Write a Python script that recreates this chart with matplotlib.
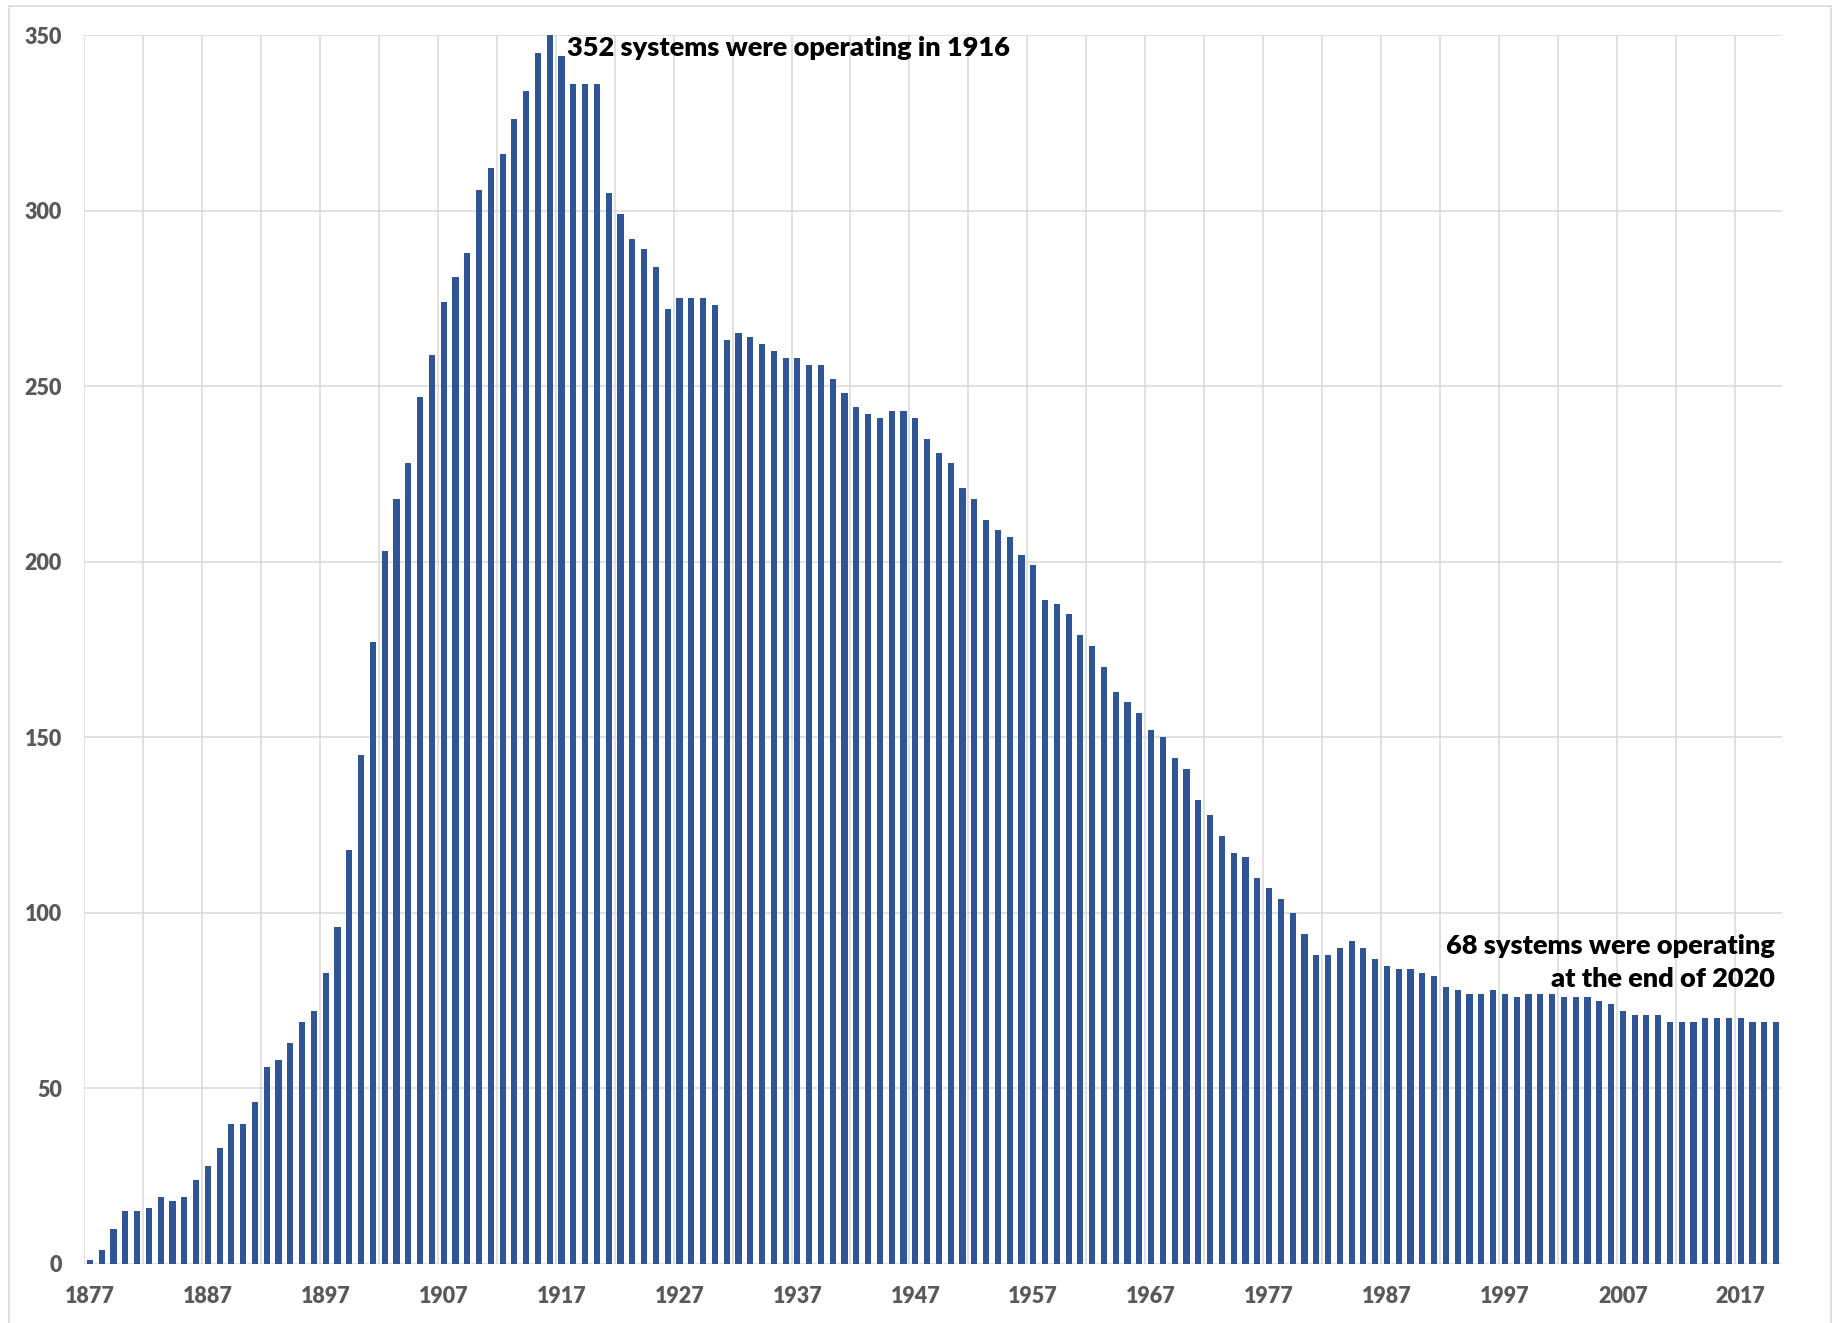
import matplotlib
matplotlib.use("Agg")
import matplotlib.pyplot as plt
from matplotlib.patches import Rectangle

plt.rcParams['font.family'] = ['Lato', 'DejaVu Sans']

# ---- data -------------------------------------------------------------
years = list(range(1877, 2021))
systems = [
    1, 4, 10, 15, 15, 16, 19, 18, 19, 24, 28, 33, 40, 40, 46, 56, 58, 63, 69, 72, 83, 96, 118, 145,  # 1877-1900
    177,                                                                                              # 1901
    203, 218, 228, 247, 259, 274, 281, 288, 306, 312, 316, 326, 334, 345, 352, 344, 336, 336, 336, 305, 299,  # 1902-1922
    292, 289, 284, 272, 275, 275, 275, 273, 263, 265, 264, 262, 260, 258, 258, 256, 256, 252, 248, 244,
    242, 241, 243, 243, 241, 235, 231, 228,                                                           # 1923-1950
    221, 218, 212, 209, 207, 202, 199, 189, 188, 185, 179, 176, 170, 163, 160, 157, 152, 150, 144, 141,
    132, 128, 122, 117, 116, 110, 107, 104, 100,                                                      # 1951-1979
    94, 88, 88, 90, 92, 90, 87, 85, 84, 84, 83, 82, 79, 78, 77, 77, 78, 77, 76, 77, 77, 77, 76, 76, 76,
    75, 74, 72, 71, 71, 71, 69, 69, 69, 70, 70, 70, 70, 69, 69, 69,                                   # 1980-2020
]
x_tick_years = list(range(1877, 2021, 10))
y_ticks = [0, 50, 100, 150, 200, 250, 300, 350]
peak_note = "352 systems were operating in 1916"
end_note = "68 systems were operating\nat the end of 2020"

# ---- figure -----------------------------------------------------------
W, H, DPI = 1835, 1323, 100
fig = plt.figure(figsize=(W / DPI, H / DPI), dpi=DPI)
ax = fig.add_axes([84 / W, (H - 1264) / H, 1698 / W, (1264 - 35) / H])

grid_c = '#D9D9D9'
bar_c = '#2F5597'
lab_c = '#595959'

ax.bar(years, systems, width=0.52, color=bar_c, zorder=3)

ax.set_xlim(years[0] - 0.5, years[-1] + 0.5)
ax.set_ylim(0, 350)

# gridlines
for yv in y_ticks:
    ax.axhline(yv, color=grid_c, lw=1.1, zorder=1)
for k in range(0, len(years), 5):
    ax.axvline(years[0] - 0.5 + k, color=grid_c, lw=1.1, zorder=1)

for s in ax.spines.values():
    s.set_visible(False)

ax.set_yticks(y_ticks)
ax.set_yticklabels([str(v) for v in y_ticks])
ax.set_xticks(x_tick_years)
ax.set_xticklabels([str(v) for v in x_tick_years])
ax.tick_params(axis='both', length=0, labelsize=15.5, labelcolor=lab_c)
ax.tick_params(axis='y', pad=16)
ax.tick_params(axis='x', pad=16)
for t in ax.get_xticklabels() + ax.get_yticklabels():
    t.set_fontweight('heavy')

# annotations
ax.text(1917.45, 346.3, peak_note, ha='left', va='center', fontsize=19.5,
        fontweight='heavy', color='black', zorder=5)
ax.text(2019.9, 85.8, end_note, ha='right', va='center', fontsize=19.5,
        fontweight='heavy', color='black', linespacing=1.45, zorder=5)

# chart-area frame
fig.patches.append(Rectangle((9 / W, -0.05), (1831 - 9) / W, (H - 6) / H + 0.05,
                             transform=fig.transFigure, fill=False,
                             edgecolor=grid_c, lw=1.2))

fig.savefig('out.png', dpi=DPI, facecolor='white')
+--
- [WHAT TO PRODUCE]: Quote the preceding listing precisely and completely, omitting its images.

- [FULL ANSWER]:
Write a Python script that recreates this chart with matplotlib.
import matplotlib
matplotlib.use("Agg")
import matplotlib.pyplot as plt
from matplotlib.patches import Rectangle

plt.rcParams['font.family'] = ['Lato', 'DejaVu Sans']

# ---- data -------------------------------------------------------------
years = list(range(1877, 2021))
systems = [
    1, 4, 10, 15, 15, 16, 19, 18, 19, 24, 28, 33, 40, 40, 46, 56, 58, 63, 69, 72, 83, 96, 118, 145,  # 1877-1900
    177,                                                                                              # 1901
    203, 218, 228, 247, 259, 274, 281, 288, 306, 312, 316, 326, 334, 345, 352, 344, 336, 336, 336, 305, 299,  # 1902-1922
    292, 289, 284, 272, 275, 275, 275, 273, 263, 265, 264, 262, 260, 258, 258, 256, 256, 252, 248, 244,
    242, 241, 243, 243, 241, 235, 231, 228,                                                           # 1923-1950
    221, 218, 212, 209, 207, 202, 199, 189, 188, 185, 179, 176, 170, 163, 160, 157, 152, 150, 144, 141,
    132, 128, 122, 117, 116, 110, 107, 104, 100,                                                      # 1951-1979
    94, 88, 88, 90, 92, 90, 87, 85, 84, 84, 83, 82, 79, 78, 77, 77, 78, 77, 76, 77, 77, 77, 76, 76, 76,
    75, 74, 72, 71, 71, 71, 69, 69, 69, 70, 70, 70, 70, 69, 69, 69,                                   # 1980-2020
]
x_tick_years = list(range(1877, 2021, 10))
y_ticks = [0, 50, 100, 150, 200, 250, 300, 350]
peak_note = "352 systems were operating in 1916"
end_note = "68 systems were operating\nat the end of 2020"

# ---- figure -----------------------------------------------------------
W, H, DPI = 1835, 1323, 100
fig = plt.figure(figsize=(W / DPI, H / DPI), dpi=DPI)
ax = fig.add_axes([84 / W, (H - 1264) / H, 1698 / W, (1264 - 35) / H])

grid_c = '#D9D9D9'
bar_c = '#2F5597'
lab_c = '#595959'

ax.bar(years, systems, width=0.52, color=bar_c, zorder=3)

ax.set_xlim(years[0] - 0.5, years[-1] + 0.5)
ax.set_ylim(0, 350)

# gridlines
for yv in y_ticks:
    ax.axhline(yv, color=grid_c, lw=1.1, zorder=1)
for k in range(0, len(years), 5):
    ax.axvline(years[0] - 0.5 + k, color=grid_c, lw=1.1, zorder=1)

for s in ax.spines.values():
    s.set_visible(False)

ax.set_yticks(y_ticks)
ax.set_yticklabels([str(v) for v in y_ticks])
ax.set_xticks(x_tick_years)
ax.set_xticklabels([str(v) for v in x_tick_years])
ax.tick_params(axis='both', length=0, labelsize=15.5, labelcolor=lab_c)
ax.tick_params(axis='y', pad=16)
ax.tick_params(axis='x', pad=16)
for t in ax.get_xticklabels() + ax.get_yticklabels():
    t.set_fontweight('heavy')

# annotations
ax.text(1917.45, 346.3, peak_note, ha='left', va='center', fontsize=19.5,
        fontweight='heavy', color='black', zorder=5)
ax.text(2019.9, 85.8, end_note, ha='right', va='center', fontsize=19.5,
        fontweight='heavy', color='black', linespacing=1.45, zorder=5)

# chart-area frame
fig.patches.append(Rectangle((9 / W, -0.05), (1831 - 9) / W, (H - 6) / H + 0.05,
                             transform=fig.transFigure, fill=False,
                             edgecolor=grid_c, lw=1.2))

fig.savefig('out.png', dpi=DPI, facecolor='white')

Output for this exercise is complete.